Not the last kid picked to play
It's unfortunate for the Sero 7 Pro that it was released so late in its processor's life cycle, but it's about to get left behind in terms of performance—it'll be nary a speck in the rear-view mirror of the latest generation of hardware. At this moment it works surprisingly well: It falls slightly short of the Nexus 7 in terms of processor performance, and it has near-identical specs to the first version of the venerable pack-leader. Just be aware that the next wave of awesome tablets is around the corner, and owners of the Sero 7 Pro will feel much like a younger Chris Thomas, stuck with a MiniDisc player in the age of MP3—clinging to outdated equipment.
Speaking of crushing disappointment from ages ago, the processor doesn't quite keep up with the now-ancient Nexus 7's. It may have the same listed speed and name, but it falls a bit short. It's not difficult to overwhelm the poor thing with apps made for a larger tablet, for example. Anything requiring 3D rendering makes the Sero 7 Pro heat up like nobody's business, but it's not going to scald you even if it gets a bit toasty at 106˚F.
As far as screen performance goes, we find a mixed bag of results. For every good thing like a decent color gamut, there's something really bad like a very inaccurate white point or super-high reflectivity. The latter problem is really bad: If you like to take your tablet outside like the 7" form factor lends itself well to, you'll find yourself leaving the backlight on maximum for long periods of time. By doing this, you'll simultaneously be ripping down your battery life, and it still might not dispell pesky reflections because it is just that reflective.
Not thrilling, but a nice surprise
For many things, a 7-inch form factor is just dandy—the screen is much larger than the one on your phone, but the tablet is small enough to fit in a bag easily. The Sero 7 Pro doesn't work well for reading comics or academic papers, but eBooks, video, and music are great on a tablet this size because it's very easy to hold with one hand. Additionally, the tiny tablet offers a bit of privacy in public, so go ahead and read that trashy romance novel—nobody'll notice.

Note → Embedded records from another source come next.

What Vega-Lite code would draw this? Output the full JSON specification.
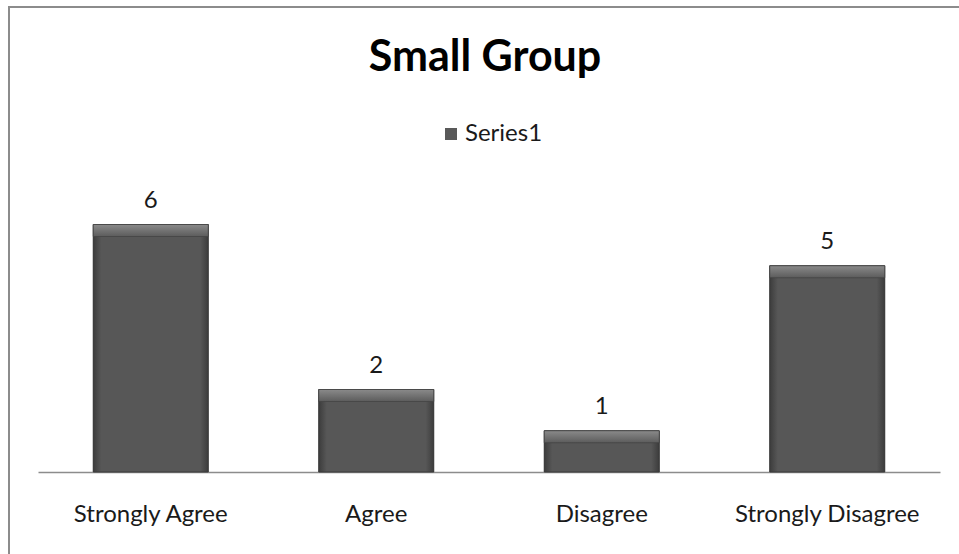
{
  "$schema": "https://vega.github.io/schema/vega-lite/v6.json",
  "autosize": "none",
  "padding": {"left": 9, "top": 7, "right": 0, "bottom": 0},
  "width": 952,
  "height": 560,
  "background": "white",
  "title": {
    "text": "Small Group",
    "font": "Lato",
    "fontSize": 43,
    "fontWeight": "bold",
    "color": "#000000",
    "anchor": "middle",
    "frame": "group",
    "baseline": "alphabetic",
    "offset": -66,
    "dy": 41
  },
  "config": {
    "view": {"stroke": "#8c8c8c", "strokeWidth": 2},
    "font": "Lato"
  },
  "data": {
    "values": [
      {"response": "Strongly Agree", "count": 6},
      {"response": "Agree", "count": 2},
      {"response": "Disagree", "count": 1},
      {"response": "Strongly Disagree", "count": 5}
    ]
  },
  "encoding": {
    "x": {
      "field": "response",
      "type": "nominal",
      "sort": null,
      "scale": {"range": [29, 931], "paddingInner": 0.49, "paddingOuter": 0.245},
      "axis": {
        "title": null,
        "orient": "bottom",
        "offset": -95,
        "labelAngle": 0,
        "labelFont": "Lato",
        "labelFontSize": 24,
        "labelColor": "#1a1a1a",
        "labelPadding": 30,
        "labelLimit": 0,
        "labelOverlap": false,
        "ticks": false,
        "domainColor": "#8c8c8c",
        "domainWidth": 1.5,
        "grid": false
      }
    },
    "y": {
      "field": "count",
      "type": "quantitative",
      "scale": {"domain": [0, 7], "range": [465, 176.25], "nice": false},
      "axis": null
    }
  },
  "layer": [
    {
      "mark": {"type": "bar"},
      "encoding": {
        "color": {
          "datum": "Series1",
          "scale": {"range": ["#595959"]},
          "legend": {
            "title": null,
            "orient": "none",
            "legendX": 430,
            "legendY": 115,
            "symbolType": "square",
            "symbolSize": 144,
            "symbolStrokeWidth": 0,
            "labelFont": "Lato",
            "labelFontSize": 24,
            "labelColor": "#1a1a1a",
            "labelOffset": 2
          }
        }
      }
    },
    {
      "mark": {
        "type": "bar",
        "stroke": "#3a3a3a",
        "strokeWidth": 1,
        "fill": {
          "gradient": "linear",
          "x1": 0, "y1": 0, "x2": 1, "y2": 0,
          "stops": [
            {"offset": 0, "color": "#3c3c3c"},
            {"offset": 0.07, "color": "#575757"},
            {"offset": 0.93, "color": "#575757"},
            {"offset": 1, "color": "#3c3c3c"}
          ]
        }
      }
    },
    {
      "mark": {
        "type": "bar",
        "y2Offset": 12,
        "fill": {
          "gradient": "linear",
          "x1": 0, "y1": 0, "x2": 0, "y2": 1,
          "stops": [
            {"offset": 0, "color": "#8a8a8a"},
            {"offset": 1, "color": "#5c5c5c"}
          ]
        },
        "stroke": "#444444",
        "strokeWidth": 0.8
      },
      "encoding": {
        "y2": {"field": "count"}
      }
    },
    {
      "mark": {
        "type": "text",
        "baseline": "bottom",
        "dy": -12,
        "font": "Lato",
        "fontSize": 24,
        "color": "#1a1a1a"
      },
      "encoding": {
        "text": {"field": "count", "type": "quantitative"}
      }
    }
  ]
}
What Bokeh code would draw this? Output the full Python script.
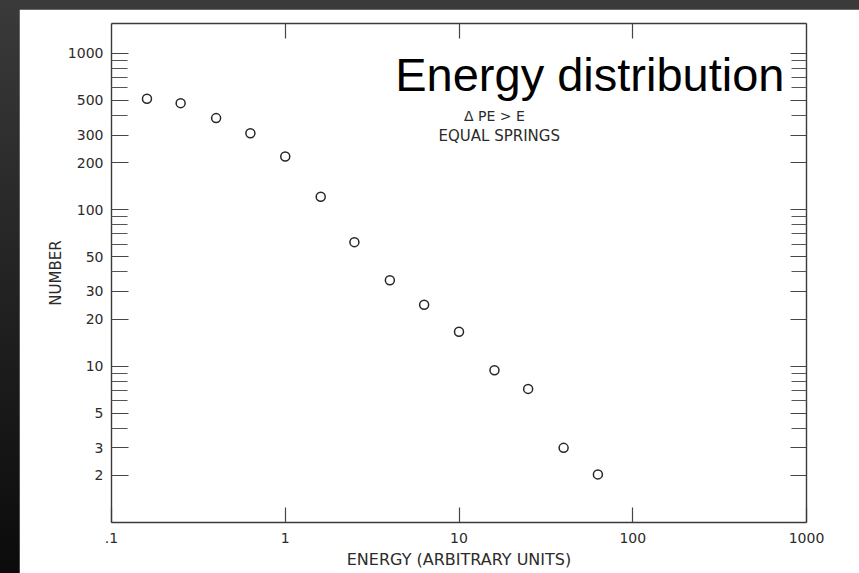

However, it isn't for everyone, and it's definitely ill-suited for anyone with impaired eyesight or uses the tablet nonstop. It travels well given that you can expect over 7 hours straight in "airplane mode." It'll last a while with a light load, but don't expect it to go the distance if you're going to be away from an outlet for more than a workday. Honestly though? How often does that happen?
Cinephiles shouldn't expect anything stellar with this screen—and honestly, why would you? It's an entry-level tablet with a common screen type: You're not getting an iPad or Xperia Tablet Z. Still, it has surprisingly high pixel density, so you won't notice many jagged edges in your images.
It shouldn't surprise bargain hunters that this tablet won't exactly stay current for long. Despite the use of an almost pristine version of the Android 4.2 operating system, it's unclear if this tablet will see any upgrades in the long term. This isn't really a huge deal, and it's actually quite nice that the OS is as current as it is without much garbage added to it.
Best buy under $150
To its credit, the Hisense Sero 7 Pro does undercut the current Android leader in cost, but there are huge tradeoffs for only somewhat small savings. For example, the screen is far, far worse, and the guts of the tablet just aren't quite enough to appeal to enthusiasts.
But maybe you're not looking for the best—maybe having the latest hot item isn't going to drive your purchasing decision, and you're just looking for a reliable unit that doesn't void your wallet of all its cash. If that's the case, it's tough to turn your nose up at a $149 tablet like the Sero 7 Pro. However, there's a bunch of tablets on the way that may warrant waiting just a little while longer.
If you're looking at this tablet, you're most definitely looking to either save some coin or buy for an entry-level user as a gift, so temper your expectations a bit and you'll be in love. It does just about everything a tablet should do—albeit not in any stunning capacity—and should satisfy most novice users. If you're feeling up for a trip to WalMart (or braving the online store), the Sero 7 Pro can be had for a paltry $149.99.